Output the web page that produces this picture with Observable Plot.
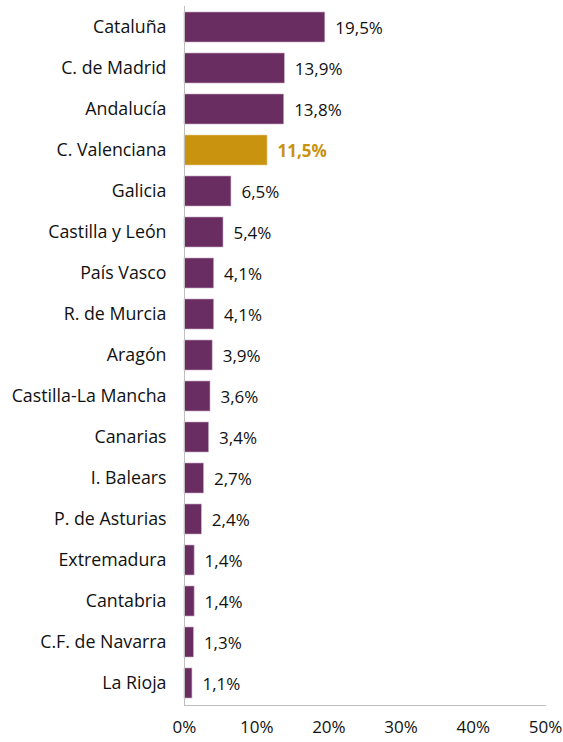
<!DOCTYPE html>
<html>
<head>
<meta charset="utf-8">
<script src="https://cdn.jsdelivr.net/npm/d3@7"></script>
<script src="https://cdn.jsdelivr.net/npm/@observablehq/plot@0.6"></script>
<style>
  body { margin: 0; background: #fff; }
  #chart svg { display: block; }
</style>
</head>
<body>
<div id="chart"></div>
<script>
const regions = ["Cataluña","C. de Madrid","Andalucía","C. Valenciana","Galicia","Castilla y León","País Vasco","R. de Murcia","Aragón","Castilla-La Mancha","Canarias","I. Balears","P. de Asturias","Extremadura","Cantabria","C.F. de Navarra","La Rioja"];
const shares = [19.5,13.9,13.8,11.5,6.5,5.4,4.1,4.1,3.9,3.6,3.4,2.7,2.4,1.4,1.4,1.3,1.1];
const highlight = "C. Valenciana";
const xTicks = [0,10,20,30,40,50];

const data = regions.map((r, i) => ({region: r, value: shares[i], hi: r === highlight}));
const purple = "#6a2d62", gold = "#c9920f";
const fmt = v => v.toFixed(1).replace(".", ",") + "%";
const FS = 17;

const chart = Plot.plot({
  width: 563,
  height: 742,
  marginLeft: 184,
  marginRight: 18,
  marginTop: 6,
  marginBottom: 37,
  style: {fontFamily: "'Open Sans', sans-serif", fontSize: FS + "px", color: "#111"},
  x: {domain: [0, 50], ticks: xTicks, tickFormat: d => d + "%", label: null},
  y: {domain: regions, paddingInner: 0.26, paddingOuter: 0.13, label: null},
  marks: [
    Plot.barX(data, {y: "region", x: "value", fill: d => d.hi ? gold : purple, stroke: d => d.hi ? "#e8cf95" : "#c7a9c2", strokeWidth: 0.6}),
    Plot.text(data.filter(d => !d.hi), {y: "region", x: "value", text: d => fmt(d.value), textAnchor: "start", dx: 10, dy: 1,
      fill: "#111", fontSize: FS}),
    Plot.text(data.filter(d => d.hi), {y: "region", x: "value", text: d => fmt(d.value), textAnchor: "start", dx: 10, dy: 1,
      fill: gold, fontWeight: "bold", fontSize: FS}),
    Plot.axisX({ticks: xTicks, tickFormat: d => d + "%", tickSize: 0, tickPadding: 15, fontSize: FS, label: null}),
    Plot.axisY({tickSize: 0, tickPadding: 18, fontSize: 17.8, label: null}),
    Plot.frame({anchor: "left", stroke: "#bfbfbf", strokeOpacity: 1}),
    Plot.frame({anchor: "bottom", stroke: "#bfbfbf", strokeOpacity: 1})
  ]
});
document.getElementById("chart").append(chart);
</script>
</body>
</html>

**EXERCISE DESCRIPTION**
Would you set down the listing exactly, omitting pictures?

**ANSWER TO THIS PROBLEM**
Output the web page that produces this picture with Observable Plot.
<!DOCTYPE html>
<html>
<head>
<meta charset="utf-8">
<script src="https://cdn.jsdelivr.net/npm/d3@7"></script>
<script src="https://cdn.jsdelivr.net/npm/@observablehq/plot@0.6"></script>
<style>
  body { margin: 0; background: #fff; }
  #chart svg { display: block; }
</style>
</head>
<body>
<div id="chart"></div>
<script>
const regions = ["Cataluña","C. de Madrid","Andalucía","C. Valenciana","Galicia","Castilla y León","País Vasco","R. de Murcia","Aragón","Castilla-La Mancha","Canarias","I. Balears","P. de Asturias","Extremadura","Cantabria","C.F. de Navarra","La Rioja"];
const shares = [19.5,13.9,13.8,11.5,6.5,5.4,4.1,4.1,3.9,3.6,3.4,2.7,2.4,1.4,1.4,1.3,1.1];
const highlight = "C. Valenciana";
const xTicks = [0,10,20,30,40,50];

const data = regions.map((r, i) => ({region: r, value: shares[i], hi: r === highlight}));
const purple = "#6a2d62", gold = "#c9920f";
const fmt = v => v.toFixed(1).replace(".", ",") + "%";
const FS = 17;

const chart = Plot.plot({
  width: 563,
  height: 742,
  marginLeft: 184,
  marginRight: 18,
  marginTop: 6,
  marginBottom: 37,
  style: {fontFamily: "'Open Sans', sans-serif", fontSize: FS + "px", color: "#111"},
  x: {domain: [0, 50], ticks: xTicks, tickFormat: d => d + "%", label: null},
  y: {domain: regions, paddingInner: 0.26, paddingOuter: 0.13, label: null},
  marks: [
    Plot.barX(data, {y: "region", x: "value", fill: d => d.hi ? gold : purple, stroke: d => d.hi ? "#e8cf95" : "#c7a9c2", strokeWidth: 0.6}),
    Plot.text(data.filter(d => !d.hi), {y: "region", x: "value", text: d => fmt(d.value), textAnchor: "start", dx: 10, dy: 1,
      fill: "#111", fontSize: FS}),
    Plot.text(data.filter(d => d.hi), {y: "region", x: "value", text: d => fmt(d.value), textAnchor: "start", dx: 10, dy: 1,
      fill: gold, fontWeight: "bold", fontSize: FS}),
    Plot.axisX({ticks: xTicks, tickFormat: d => d + "%", tickSize: 0, tickPadding: 15, fontSize: FS, label: null}),
    Plot.axisY({tickSize: 0, tickPadding: 18, fontSize: 17.8, label: null}),
    Plot.frame({anchor: "left", stroke: "#bfbfbf", strokeOpacity: 1}),
    Plot.frame({anchor: "bottom", stroke: "#bfbfbf", strokeOpacity: 1})
  ]
});
document.getElementById("chart").append(chart);
</script>
</body>
</html>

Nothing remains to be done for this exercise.